Ok, ja, so manches Mal wird einem auch Material angeboten, das abseits der Pfade liegt, die man üblicherweise beschreitet. Schwarzmetall zum Beispiel ist zwar eine Richtung, mit der ich persönlich vom Grundsatz her nicht allzu viel anfangen kann, aber dass es auch da Perlen gibt, erkenne ich an. Doch wenn sich ein (Indie-) Label so viel Mühe gibt und neben einer Promo-CD auch noch ein nettes Anschreiben, einige Seiten Bandinfos auf Hochglanzpapier und ein digitales Pressekit auf CD springen lässt, dann schaut man sich mal an, welche Künstler denn so viel Mühe wert sind. RELINQUISHED jedenfalls mischen Black Metal in ihren Death, garniert mit einigen Prisen Progressivität. Die Österreicher rangieren seit schlappen 15 Jahren nicht nur im Underground, sondern durften ihre Fühler auch schon darüber hinaus ausstrecken. Neben einer Russland-Tour sprangen bereits Support-Auftritte für u.a. AMORPHIS, GRAVE und OBITUARY heraus. "Addictivities (Part I.)" ist das dritte Studioalbum, und dem Namen nach zu urteilen, wird es auch nicht das letzte sein.
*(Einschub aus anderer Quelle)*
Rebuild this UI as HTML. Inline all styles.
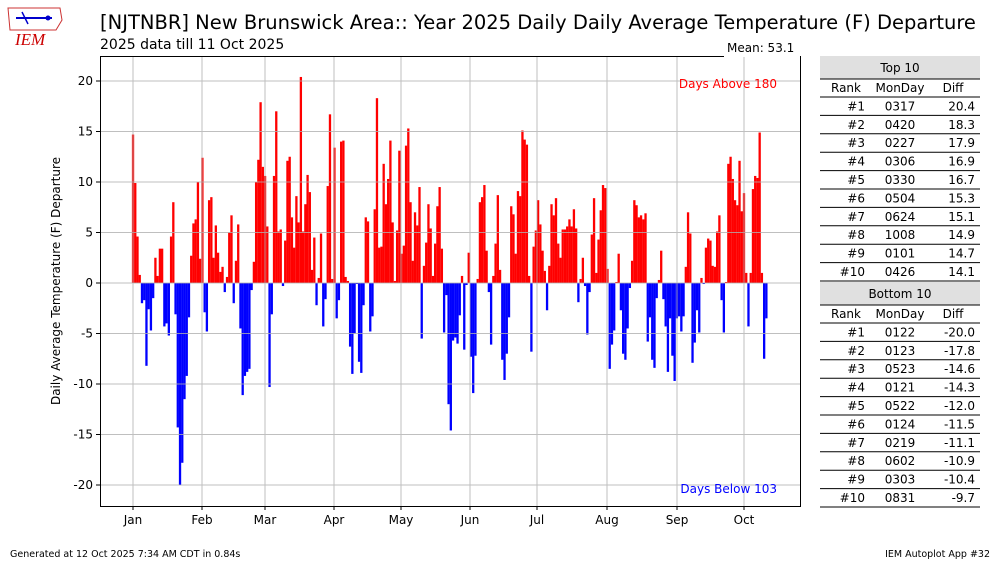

Mit "Expectations" startet die CD und hält sogleich eine kleine Überraschung bereit. Das Setting klingt in seiner Gesamtheit nämlich verdächtig nach Melodic Death/Doom Metal, einem Metier, in dem sich aktuell unsere Freunde von NAILED TO OBSCURITY einen Namen machen. Die Assoziation ist jedenfalls sofort da, auch wenn dem Kenner direkt die Unterschiede auffallen. Jedenfalls tritt das prägende Stilelement, der Einsatz der Vocals, direkt mehr als deutlich in den Vordergrund. Sebastian Bramböck hat ein Faible für geflüsterte Textzeilen, die oft und gerne angebracht und mit Screams und Growls konterkariert werden. Das funktioniert in dem vorliegenden Arrangement zumeist ganz wunderbar. Besonderes Ohrenmerk sollte man auf die Phrasierung legen, die ist hin und wieder regelrecht genial, besonders "Into The Black" gefällt mir in dem Zusammenhang extrem gut.

Das Instrumentarium von RELINQUISHED bildet den Webstuhl für eine ziemlich dichte Atmosphäre, von der die Scheibe auch lebt. Das verhaltene Tempo der Songs, dieser leicht doomige Charakter, lassen den Hörer merken, dass es hier Geschichten zu erzählen gibt. Da fügt sich auch "Pulse" gut ein als...ja, soll man es instrumentales Interlude nennen? Hörenswert, fordert aber den Gesamtzusammenhang im Flow des Albums, oder zumindest den Kontext von "Damaged For Good", für den es ein Intro darstellt. Die spielerischen Qualitäten zeigen sich immer dann, wenn der progressive Einschlag durchkommt, dann wird es auch mal leicht technisch ("Syringe"). Insgesamt lassen einen die Flusslinien der Riffs und Melodien jetzt zwar nicht in Jubelschreie ausbrechen, weghören mag man aber auch nicht. Die Musik ist konsequent geschrieben, die Ideen sind gut umgesetzt. Das gefällt. Das Einzige, das nicht ganz so gefällt, ist der ausgeprägte Triggersound bei der Bassdrum. Ist jedoch zu verschmerzen, da der Gesamtmix sich ansonsten sehen lassen kann.

Anspieltipps: Das mächtige Triumvirat aus "Syringe", "Zero" und "Into The Black" führt die Favoritenliste auf dieser CD an.

Fazit

Das passt doch so! RELINQUISHED haben mit "Addictivities (Part I.)" ein Album erschaffen, das die Neugier von interdisziplinär interessierten Extreme Metallern zu wecken vermag. Der Frontmann sollte "Whisperer" heißen und nicht "Vast", so oft, wie er geflüsterte Textzeilen verwendet. Dieses Markenzeichen ist schön in Szene gesetzt und kann vor einem sehr atmosphärischen Death/Black-Hintergrund überzeugen. Chapeau für ein rundum gutes Album!